## SET EXERCISE
Pull out every line containing the string "this".
### SOURCE DATA ###
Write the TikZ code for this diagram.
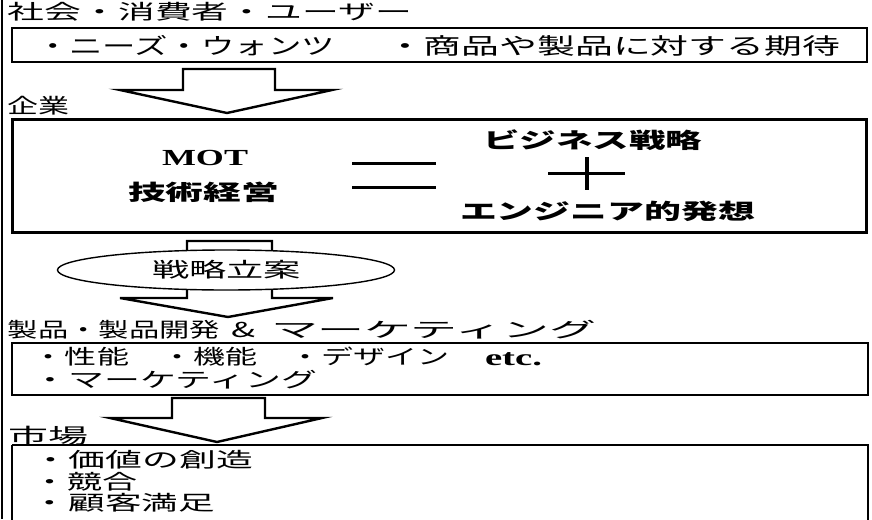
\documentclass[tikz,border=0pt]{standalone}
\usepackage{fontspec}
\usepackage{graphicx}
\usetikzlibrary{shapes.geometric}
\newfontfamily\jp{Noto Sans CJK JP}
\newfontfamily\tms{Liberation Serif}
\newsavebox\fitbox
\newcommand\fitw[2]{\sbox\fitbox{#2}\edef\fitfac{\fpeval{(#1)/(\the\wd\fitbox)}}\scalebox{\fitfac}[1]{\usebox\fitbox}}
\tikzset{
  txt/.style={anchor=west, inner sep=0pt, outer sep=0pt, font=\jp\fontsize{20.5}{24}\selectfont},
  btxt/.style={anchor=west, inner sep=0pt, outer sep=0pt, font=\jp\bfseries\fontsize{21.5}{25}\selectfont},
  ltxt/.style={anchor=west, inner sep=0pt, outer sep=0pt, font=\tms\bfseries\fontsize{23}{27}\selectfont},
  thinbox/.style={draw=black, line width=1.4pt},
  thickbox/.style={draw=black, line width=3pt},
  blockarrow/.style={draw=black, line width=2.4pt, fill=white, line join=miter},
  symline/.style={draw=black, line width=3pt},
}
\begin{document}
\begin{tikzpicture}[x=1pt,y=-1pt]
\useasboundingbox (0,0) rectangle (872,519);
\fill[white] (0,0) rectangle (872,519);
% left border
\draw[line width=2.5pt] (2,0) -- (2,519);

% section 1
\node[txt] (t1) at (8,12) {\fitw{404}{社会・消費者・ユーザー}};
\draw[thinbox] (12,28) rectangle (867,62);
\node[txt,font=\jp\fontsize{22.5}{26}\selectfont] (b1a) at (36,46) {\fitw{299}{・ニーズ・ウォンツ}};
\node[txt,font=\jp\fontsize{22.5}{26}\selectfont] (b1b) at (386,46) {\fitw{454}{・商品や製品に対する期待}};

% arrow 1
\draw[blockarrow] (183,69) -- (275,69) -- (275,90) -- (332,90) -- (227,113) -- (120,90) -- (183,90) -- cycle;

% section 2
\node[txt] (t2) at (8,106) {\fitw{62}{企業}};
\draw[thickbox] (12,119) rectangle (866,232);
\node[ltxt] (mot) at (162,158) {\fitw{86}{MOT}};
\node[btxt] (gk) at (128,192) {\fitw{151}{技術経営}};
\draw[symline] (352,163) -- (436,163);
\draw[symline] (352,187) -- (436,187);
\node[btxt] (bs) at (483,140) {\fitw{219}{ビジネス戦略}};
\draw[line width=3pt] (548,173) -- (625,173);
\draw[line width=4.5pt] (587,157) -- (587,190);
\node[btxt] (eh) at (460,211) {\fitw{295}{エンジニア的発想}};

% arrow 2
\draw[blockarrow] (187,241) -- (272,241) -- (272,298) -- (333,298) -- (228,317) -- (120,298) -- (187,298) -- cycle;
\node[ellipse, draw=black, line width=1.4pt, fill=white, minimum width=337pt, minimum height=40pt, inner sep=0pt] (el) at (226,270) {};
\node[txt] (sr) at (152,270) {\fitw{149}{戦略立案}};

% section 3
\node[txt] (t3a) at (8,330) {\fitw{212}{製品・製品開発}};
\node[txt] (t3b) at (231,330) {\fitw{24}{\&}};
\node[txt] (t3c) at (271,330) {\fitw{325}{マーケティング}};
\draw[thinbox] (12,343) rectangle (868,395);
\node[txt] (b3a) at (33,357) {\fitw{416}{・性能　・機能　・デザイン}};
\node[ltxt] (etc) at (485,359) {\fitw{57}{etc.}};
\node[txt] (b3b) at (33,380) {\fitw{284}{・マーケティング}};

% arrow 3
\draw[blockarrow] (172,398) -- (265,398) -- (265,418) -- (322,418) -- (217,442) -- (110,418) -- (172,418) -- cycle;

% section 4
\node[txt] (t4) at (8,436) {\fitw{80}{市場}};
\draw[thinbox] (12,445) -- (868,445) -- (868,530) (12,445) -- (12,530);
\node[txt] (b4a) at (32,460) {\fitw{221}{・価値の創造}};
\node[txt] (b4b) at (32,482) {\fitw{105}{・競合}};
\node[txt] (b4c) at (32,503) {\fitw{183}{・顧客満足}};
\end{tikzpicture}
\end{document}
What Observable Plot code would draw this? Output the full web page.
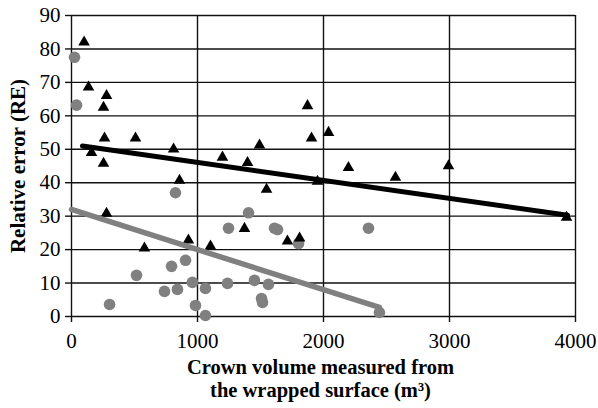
###
## ANSWER TO THE TASK
Write the TikZ code for this diagram.
What Observable Plot code would draw this? Output the full web page.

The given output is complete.